Indeed, that is the question. This posting is going to cover why pre-writing is important, especially in the academic arena, and how it can make the difference between a knock-out submission or one that falls flat on its face.
What Is It?
Pre-writing is one of many steps in the writing project. It's one of the first things you do to get started. Why is this important? It's the launching point to a great submission. This is especially the case when you have large submissions, such as research papers, where there are many moving parts that can be difficult to manage if you don't have a plan of action in place. But pre-writing can even be used for smaller submissions, such as one-page essays. There's not a lot of moving parts, but the parts that you do have to consider still can be delivered effectively by having a concerted process in place to start everything off.
Save a few superhuman people, writing is hard. The act of writing may be natural, but the maximized expression of the content is not at all; that's something that has to be learned. This graphic says it all:
For us normal people with regular-sized brains, the hardest part of the writing process is the beginning. Pre-writing to the rescue!
What Does It Look Like?
Like Lady Gaga, it can take many forms. The most common type is brainstorming. You have probably heard the term before. It's simply the process of writing down all the ideas that come into your head when you think of a topic, or even when you're trying to come up with one. For us, this can be a difficult task. We're focused on organization and systematic ways of communicating thoughts, so our tendency is to be concerned with how the brainstorming comes out and falls onto the paper or computer screen.
It's counterproductive to approach it this way, though. You don't want a nice little work of art at the end of the brainstorming section. You want a hundred ideas displayed so that you can weight them in importance and interest. Of course, you want to have some type of order to your thoughts at the end of the session; you just don't want to be obsessive about the details of them.
Some people like to brainstorm via an outline. While we can appreciate this approach, it still strikes us as a little too focused on organization. Our suggestion is to write down the thoughts, and just before finishing, group the similar ones together. After that, start striking out the ones that clearly aren't germane to your goal or that won't allow for enough support to be given to your central argument. You can do this on paper or with a computer. The main consideration is getting those thoughts out of your brain.

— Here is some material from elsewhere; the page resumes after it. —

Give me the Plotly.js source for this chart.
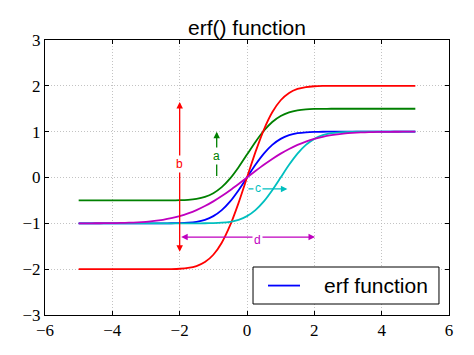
<!DOCTYPE html>
<html>
<head>
<meta charset="utf-8">
<script src="https://cdn.plot.ly/plotly-3.0.1.min.js"></script>
<style>html,body{margin:0;padding:0;background:#fff;}#chart{width:474px;height:355px;}</style>
</head>
<body>
<div id="chart"></div>
<script>
// x sample points
const xs = [-5,-4.75,-4.5,-4.25,-4,-3.75,-3.5,-3.25,-3,-2.75,-2.5,-2.25,-2,-1.75,-1.5,-1.25,-1,-0.75,-0.5,-0.25,0,
            0.25,0.5,0.75,1,1.25,1.5,1.75,2,2.25,2.5,2.75,3,3.25,3.5,3.75,4,4.25,4.5,4.75,5];
// erf(x)
const yBlue = [-1,-1,-1,-1,-1,-1,-1,-1,-1,-0.9999,-0.9996,-0.9985,-0.9953,-0.9867,-0.9661,-0.9229,-0.8427,-0.7112,-0.5205,-0.2763,0,
               0.2763,0.5205,0.7112,0.8427,0.9229,0.9661,0.9867,0.9953,0.9985,0.9996,0.9999,1,1,1,1,1,1,1,1,1];
// b: scaled
const yRed = [-2,-2,-2,-2,-2,-2,-2,-2,-2,-1.9998,-1.9992,-1.997,-1.9906,-1.9734,-1.9322,-1.8458,-1.6854,-1.4224,-1.041,-0.5526,0,
              0.5526,1.041,1.4224,1.6854,1.8458,1.9322,1.9734,1.9906,1.997,1.9992,1.9998,2,2,2,2,2,2,2,2,2];
// a: shifted up
const yGreen = [-0.5,-0.5,-0.5,-0.5,-0.5,-0.5,-0.5,-0.5,-0.5,-0.4999,-0.4996,-0.4985,-0.4953,-0.4867,-0.4661,-0.4229,-0.3427,-0.2112,-0.0205,0.2237,0.5,
                0.7763,1.0205,1.2112,1.3427,1.4229,1.4661,1.4867,1.4953,1.4985,1.4996,1.4999,1.5,1.5,1.5,1.5,1.5,1.5,1.5,1.5,1.5];
// c: shifted right
const yCyan = [-1,-1,-1,-1,-1,-1,-1,-1,-1,-1,-1,-1,-1,-0.9999,-0.9996,-0.9985,-0.9953,-0.9867,-0.9661,-0.9229,-0.8427,
               -0.7112,-0.5205,-0.2763,0,0.2763,0.5205,0.7112,0.8427,0.9229,0.9661,0.9867,0.9953,0.9985,0.9996,0.9999,1,1,1,1,1];
// d: widened
const yMagenta = [-0.9996,-0.9992,-0.9985,-0.9973,-0.9953,-0.992,-0.9867,-0.9785,-0.9661,-0.9482,-0.9229,-0.8884,-0.8427,-0.784,-0.7112,-0.6232,-0.5205,-0.4041,-0.2763,-0.1403,0,
                  0.1403,0.2763,0.4041,0.5205,0.6232,0.7112,0.784,0.8427,0.8884,0.9229,0.9482,0.9661,0.9785,0.9867,0.992,0.9953,0.9973,0.9985,0.9992,0.9996];
const xTicks = [-6,-4,-2,0,2,4,6];
const yTicks = [-3,-2,-1,0,1,2,3];

const C = {b:'#0000ff', g:'#008000', r:'#ff0000', c:'#00bfbf', m:'#bf00bf'};
const LW = 1.8;
function tr(y, col, name){
  return {x: xs, y: y, type:'scatter', mode:'lines', name: name,
          line:{color:col, width:LW, shape:'spline', smoothing:0.6}, showlegend:false, hoverinfo:'skip'};
}
const data = [
  tr(yBlue, C.b, 'erf function'),
  tr(yGreen, C.g, 'a'),
  tr(yRed, C.r, 'b'),
  tr(yCyan, C.c, 'c'),
  tr(yMagenta, C.m, 'd')
];

function arrow(x, y, ax, ay, col, both){
  return {x:x, y:y, ax:ax, ay:ay, xref:'x', yref:'y', axref:'x', ayref:'y', text:'', showarrow:true,
          arrowhead:2, startarrowhead:2, arrowside: both ? 'end+start' : 'end', arrowsize:1, startarrowsize:1,
          arrowwidth:1.3, arrowcolor:col, standoff:0, startstandoff:0};
}
function label(x, y, t, col){
  return {x:x, y:y, xref:'x', yref:'y', text:t, showarrow:false, bgcolor:'#ffffff', borderpad:1,
          font:{family:'Liberation Sans, Arial, sans-serif', size:12, color:col}};
}
const annotations = [
  arrow(-2, 1.65, -2, -1.65, C.r, true),
  label(-2, 0.3, 'b', C.r),
  arrow(-0.9, 1.0, -0.9, 0.0, C.g, false),
  label(-0.9, 0.46, 'a', C.g),
  arrow(1.2, -0.25, 0.0, -0.25, C.c, false),
  label(0.33, -0.22, 'c', C.c),
  arrow(2.02, -1.3, -2.0, -1.3, C.m, true),
  label(0.31, -1.36, 'd', C.m),
  {xref:'paper', yref:'paper', x:0.6856, y:0.107, xanchor:'left', yanchor:'middle', showarrow:false,
   text:'erf function', font:{family:'Liberation Sans, Arial, sans-serif', size:21, color:'#000'}}
];
const shapes = [
  {type:'rect', xref:'paper', yref:'paper', x0:0.5149, x1:0.9752, y0:0.04, y1:0.1745,
   line:{color:'#000', width:1}, fillcolor:'#ffffff', layer:'above'},
  {type:'line', xref:'paper', yref:'paper', x0:(268-45)/404, x1:(300-45)/404, y0:0.107, y1:0.107,
   line:{color:C.b, width:LW}, layer:'above'}
];

const axisCommon = {
  showline:true, linecolor:'#000', linewidth:1, mirror:'allticks',
  ticks:'inside', ticklen:4, tickcolor:'#000', tickwidth:1,
  showgrid:true, gridcolor:'#b4b4b4', gridwidth:0.8, griddash:'1px,2px',
  zeroline:false, fixedrange:true,
  tickfont:{family:'Liberation Serif, DejaVu Serif, serif', size:17, color:'#000'}
};
const layout = {
  width:474, height:355,
  margin:{l:45, r:25, t:40, b:40},
  paper_bgcolor:'#fff', plot_bgcolor:'#fff',
  title:{text:'erf() function', x:0.5, xref:'paper', y:1-28/355, yref:'container', yanchor:'middle',
         font:{family:'Liberation Sans, Arial, sans-serif', size:21, color:'#000'}},
  xaxis: Object.assign({}, axisCommon, {range:[-6,6], tickvals:xTicks, ticktext:xTicks.map(v=>v<0?'\u2212'+(-v):String(v))}),
  yaxis: Object.assign({}, axisCommon, {range:[-3,3], tickvals:yTicks, ticktext:yTicks.map(v=>v<0?'\u2212'+(-v):String(v))}),
  annotations: annotations,
  shapes: shapes,
  showlegend:false
};
Plotly.newPlot('chart', data, layout, {staticPlot:true, displayModeBar:false});
</script>
</body>
</html>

Next, we have pre-writing. This is when you take your results from the brainstorm and start to officially organize them in a coherent fashion. It's important to note that this arrangement will likely change as your work on your submission progresses. Why? Well, you may find that one point that you thought imperative to state upfront may now be worthy of waiting until the end. Or you may find that several pieces of supoporting evidence just don't do the trick for your argument, so you'll need to remove that support and replace it with something else. There can be any number of reasons why changes will take place.
In pre-writing is where we suggest you start pulling together a working outline, even if it will change later. The purpose is to align your thoughts logically and in a digestable way for you to tackle when you start writing your submission. This is no longer the wanton floating around of ideas you find in the brainstorming session; this is time to visualize how these ideas can be presented with coherence.
After you have gotten your outline together--and after you have conducted enough research--you move into writing a rough (first) draft of your submission. This draft is not intended to be a chef d'oeuvre. It's supposed to have syntax problems and probably will divagate at several points. Really, this is a pulling together of your work in the outline and putting it on paper in an official format. Although you want to follow the flow of your outline, this is still not the place to be obsessive over the details. Just be mindful of writing coherently, and you'll end up with something that will remotely resemble the final output.
We consider the rewriting phase to be a part of the pre-writing experience in the sense that you still don't have a final piece of writing ready to be submitted to and scrutinized by the intended audience. This is when you're making corrections to the first draft, changing your organization, adding and deleting ideas and support, and ensuring that you are wittling things down to a fine point.
The rewriting phase may require that you write a second draft after you have excised much from the first. The excision process may result in your wanting to position your ideas differently, or even add new ones with proper support. This is normal if that's the case for you.
The pre-writing phase of the writing the process is crucial, no matter the complexity and size of the document, although the level of pre-writing necessary will vary. Just avoid the urge to skip it. Unless you're one of the famed writers of great novels and epics, don't even think about skipping this step.